TASK:
Every line below should be copied exactly; drop the pictures.

RECORDED DATA:
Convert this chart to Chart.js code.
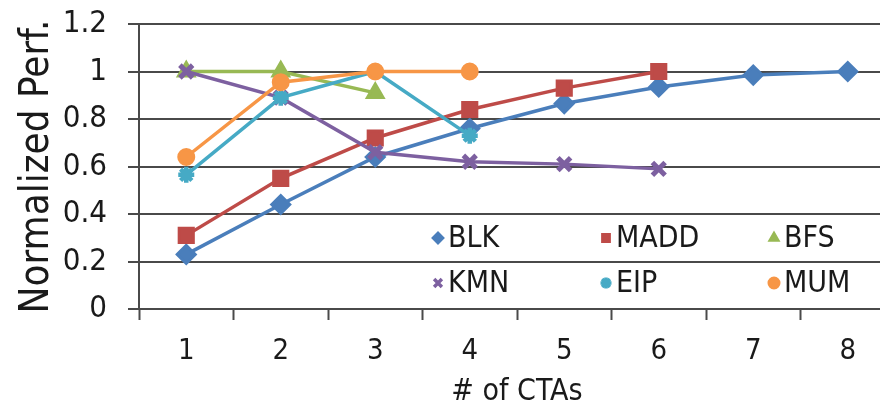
<!DOCTYPE html>
<html>
<head>
<meta charset="utf-8">
<script src="https://cdn.jsdelivr.net/npm/chart.js@4/dist/chart.umd.min.js"></script>
<style>
  html, body { margin: 0; padding: 0; background: #fff; overflow: hidden; }
  #wrap { width: 880px; height: 412px; overflow: hidden; }
</style>
</head>
<body>
<div id="wrap"><canvas id="perfChart" width="909" height="412"></canvas></div>
<script>
// ---------------- DATA ----------------
const ctaCounts = ["1", "2", "3", "4", "5", "6", "7", "8"];
const yTickValues = [0, 0.2, 0.4, 0.6, 0.8, 1, 1.2];

const seriesNames = ["BLK", "MADD", "BFS", "KMN", "EIP", "MUM"];

const blkPerf  = [0.23, 0.44, 0.64, 0.76, 0.865, 0.935, 0.985, 1.0];
const maddPerf = [0.31, 0.55, 0.72, 0.84, 0.93, 1.0, null, null];
const bfsPerf  = [1.0, 1.0, 0.91, null, null, null, null, null];
const kmnPerf  = [1.0, 0.89, 0.66, 0.62, 0.61, 0.59, null, null];
const eipPerf  = [0.565, 0.89, 1.0, 0.73, null, null, null, null];
const mumPerf  = [0.64, 0.955, 1.0, 1.0, null, null, null, null];

// ---------------- STYLE ----------------
const FONT = "'DejaVu Sans Condensed', 'DejaVu Sans', sans-serif";
const TEXT_COLOR = "#1a1a1a";
const GRID_COLOR = "#4a4a4a";

const seriesStyles = [
    { color: "#4a7ebb", marker: "rectRot",  radius: 9,   stroke: 3 },
    { color: "#be4b48", marker: "rect",     radius: 10,  stroke: 3 },
    { color: "#98b954", marker: "triangle", radius: 9,   stroke: 3 },
    { color: "#7d60a0", marker: "crossRot", radius: 9,   stroke: 5 },
    { color: "#46aac5", marker: "star",     radius: 8,   stroke: 4.5 },
    { color: "#f79646", marker: "circle",   radius: 7.5, stroke: 3 }
];

const seriesData = [blkPerf, maddPerf, bfsPerf, kmnPerf, eipPerf, mumPerf];

const datasets = seriesNames.map((name, i) => ({
    label: name,
    data: seriesData[i],
    borderColor: seriesStyles[i].color,
    backgroundColor: seriesStyles[i].color,
    borderWidth: 3.5,
    pointStyle: seriesStyles[i].marker,
    pointRadius: seriesStyles[i].radius,
    pointBorderWidth: seriesStyles[i].stroke,
    pointHoverRadius: seriesStyles[i].radius,
    tension: 0,
    order: seriesNames.length - i   // later series drawn on top, like the original
}));

// ---------------- LEGEND (inside plot) ----------------
const legendInside = {
    id: "legendInside",
    afterDraw(chart) {
        const ctx = chart.ctx;
        const colX = [438, 606, 774];
        const rowY = [238, 283];
        ctx.save();
        ctx.font = "30px " + FONT;
        ctx.textBaseline = "middle";
        ctx.textAlign = "left";
        chart.data.datasets.forEach((ds, i) => {
            const x = colX[i % 3];
            const y = rowY[Math.floor(i / 3)];
            ctx.fillStyle = ds.backgroundColor;
            ctx.strokeStyle = ds.borderColor;
            ctx.lineWidth = ds.pointStyle.startsWith("cross") || ds.pointStyle === "star" ? 3.5 : 2;
            Chart.helpers.drawPoint(ctx, {
                pointStyle: ds.pointStyle,
                radius: 5.5,
                borderWidth: ctx.lineWidth
            }, x, y);
            ctx.fillStyle = TEXT_COLOR;
            ctx.fillText(ds.label, x + 10, y + 1);
        });
        ctx.restore();
    }
};

// ---------------- CHART ----------------
new Chart(document.getElementById("perfChart"), {
    type: "line",
    data: { labels: ctaCounts, datasets: datasets },
    plugins: [legendInside],
    options: {
        responsive: false,
        animation: false,
        layout: { padding: { top: 24, right: 7, left: 0, bottom: 0 } },
        plugins: {
            legend: { display: false },
            tooltip: { enabled: false }
        },
        scales: {
            x: {
                offset: true,
                grid: {
                    offset: true,
                    drawOnChartArea: false,
                    drawTicks: true,
                    tickLength: 11,
                    tickWidth: 2,
                    tickColor: GRID_COLOR
                },
                border: { color: GRID_COLOR, width: 2 },
                ticks: {
                    color: TEXT_COLOR,
                    padding: 14,
                    maxRotation: 0,
                    font: { family: FONT, size: 29 }
                },
                title: {
                    display: true,
                    text: "# of CTAs",
                    color: TEXT_COLOR,
                    padding: { top: 0, bottom: 2 },
                    font: { family: FONT, size: 30 }
                },
                afterFit(scale) {
                    scale.height = 103;
                    scale.paddingLeft = 0;
                    scale.paddingRight = 0;
                }
            },
            y: {
                min: 0,
                max: 1.2,
                afterBuildTicks(scale) {
                    scale.ticks = yTickValues.map(v => ({ value: v }));
                },
                grid: {
                    color: GRID_COLOR,
                    lineWidth: 2,
                    drawTicks: true,
                    tickLength: 11
                },
                border: { color: GRID_COLOR, width: 2 },
                ticks: {
                    color: TEXT_COLOR,
                    padding: 21,
                    font: { family: FONT, size: 31 },
                    callback: v => String(Math.round(v * 10) / 10)
                },
                title: {
                    display: true,
                    text: "Normalized Perf.",
                    color: TEXT_COLOR,
                    padding: { top: 14, bottom: 0 },
                    font: { family: FONT, size: 40 }
                },
                afterFit(scale) {
                    scale.width = 139;
                    scale.paddingTop = 0;
                    scale.paddingBottom = 0;
                }
            }
        }
    }
});
</script>
</body>
</html>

EXERCISE RESULT:
Convert this chart to Chart.js code.
<!DOCTYPE html>
<html>
<head>
<meta charset="utf-8">
<script src="https://cdn.jsdelivr.net/npm/chart.js@4/dist/chart.umd.min.js"></script>
<style>
  html, body { margin: 0; padding: 0; background: #fff; overflow: hidden; }
  #wrap { width: 880px; height: 412px; overflow: hidden; }
</style>
</head>
<body>
<div id="wrap"><canvas id="perfChart" width="909" height="412"></canvas></div>
<script>
// ---------------- DATA ----------------
const ctaCounts = ["1", "2", "3", "4", "5", "6", "7", "8"];
const yTickValues = [0, 0.2, 0.4, 0.6, 0.8, 1, 1.2];

const seriesNames = ["BLK", "MADD", "BFS", "KMN", "EIP", "MUM"];

const blkPerf  = [0.23, 0.44, 0.64, 0.76, 0.865, 0.935, 0.985, 1.0];
const maddPerf = [0.31, 0.55, 0.72, 0.84, 0.93, 1.0, null, null];
const bfsPerf  = [1.0, 1.0, 0.91, null, null, null, null, null];
const kmnPerf  = [1.0, 0.89, 0.66, 0.62, 0.61, 0.59, null, null];
const eipPerf  = [0.565, 0.89, 1.0, 0.73, null, null, null, null];
const mumPerf  = [0.64, 0.955, 1.0, 1.0, null, null, null, null];

// ---------------- STYLE ----------------
const FONT = "'DejaVu Sans Condensed', 'DejaVu Sans', sans-serif";
const TEXT_COLOR = "#1a1a1a";
const GRID_COLOR = "#4a4a4a";

const seriesStyles = [
    { color: "#4a7ebb", marker: "rectRot",  radius: 9,   stroke: 3 },
    { color: "#be4b48", marker: "rect",     radius: 10,  stroke: 3 },
    { color: "#98b954", marker: "triangle", radius: 9,   stroke: 3 },
    { color: "#7d60a0", marker: "crossRot", radius: 9,   stroke: 5 },
    { color: "#46aac5", marker: "star",     radius: 8,   stroke: 4.5 },
    { color: "#f79646", marker: "circle",   radius: 7.5, stroke: 3 }
];

const seriesData = [blkPerf, maddPerf, bfsPerf, kmnPerf, eipPerf, mumPerf];

const datasets = seriesNames.map((name, i) => ({
    label: name,
    data: seriesData[i],
    borderColor: seriesStyles[i].color,
    backgroundColor: seriesStyles[i].color,
    borderWidth: 3.5,
    pointStyle: seriesStyles[i].marker,
    pointRadius: seriesStyles[i].radius,
    pointBorderWidth: seriesStyles[i].stroke,
    pointHoverRadius: seriesStyles[i].radius,
    tension: 0,
    order: seriesNames.length - i   // later series drawn on top, like the original
}));

// ---------------- LEGEND (inside plot) ----------------
const legendInside = {
    id: "legendInside",
    afterDraw(chart) {
        const ctx = chart.ctx;
        const colX = [438, 606, 774];
        const rowY = [238, 283];
        ctx.save();
        ctx.font = "30px " + FONT;
        ctx.textBaseline = "middle";
        ctx.textAlign = "left";
        chart.data.datasets.forEach((ds, i) => {
            const x = colX[i % 3];
            const y = rowY[Math.floor(i / 3)];
            ctx.fillStyle = ds.backgroundColor;
            ctx.strokeStyle = ds.borderColor;
            ctx.lineWidth = ds.pointStyle.startsWith("cross") || ds.pointStyle === "star" ? 3.5 : 2;
            Chart.helpers.drawPoint(ctx, {
                pointStyle: ds.pointStyle,
                radius: 5.5,
                borderWidth: ctx.lineWidth
            }, x, y);
            ctx.fillStyle = TEXT_COLOR;
            ctx.fillText(ds.label, x + 10, y + 1);
        });
        ctx.restore();
    }
};

// ---------------- CHART ----------------
new Chart(document.getElementById("perfChart"), {
    type: "line",
    data: { labels: ctaCounts, datasets: datasets },
    plugins: [legendInside],
    options: {
        responsive: false,
        animation: false,
        layout: { padding: { top: 24, right: 7, left: 0, bottom: 0 } },
        plugins: {
            legend: { display: false },
            tooltip: { enabled: false }
        },
        scales: {
            x: {
                offset: true,
                grid: {
                    offset: true,
                    drawOnChartArea: false,
                    drawTicks: true,
                    tickLength: 11,
                    tickWidth: 2,
                    tickColor: GRID_COLOR
                },
                border: { color: GRID_COLOR, width: 2 },
                ticks: {
                    color: TEXT_COLOR,
                    padding: 14,
                    maxRotation: 0,
                    font: { family: FONT, size: 29 }
                },
                title: {
                    display: true,
                    text: "# of CTAs",
                    color: TEXT_COLOR,
                    padding: { top: 0, bottom: 2 },
                    font: { family: FONT, size: 30 }
                },
                afterFit(scale) {
                    scale.height = 103;
                    scale.paddingLeft = 0;
                    scale.paddingRight = 0;
                }
            },
            y: {
                min: 0,
                max: 1.2,
                afterBuildTicks(scale) {
                    scale.ticks = yTickValues.map(v => ({ value: v }));
                },
                grid: {
                    color: GRID_COLOR,
                    lineWidth: 2,
                    drawTicks: true,
                    tickLength: 11
                },
                border: { color: GRID_COLOR, width: 2 },
                ticks: {
                    color: TEXT_COLOR,
                    padding: 21,
                    font: { family: FONT, size: 31 },
                    callback: v => String(Math.round(v * 10) / 10)
                },
                title: {
                    display: true,
                    text: "Normalized Perf.",
                    color: TEXT_COLOR,
                    padding: { top: 14, bottom: 0 },
                    font: { family: FONT, size: 40 }
                },
                afterFit(scale) {
                    scale.width = 139;
                    scale.paddingTop = 0;
                    scale.paddingBottom = 0;
                }
            }
        }
    }
});
</script>
</body>
</html>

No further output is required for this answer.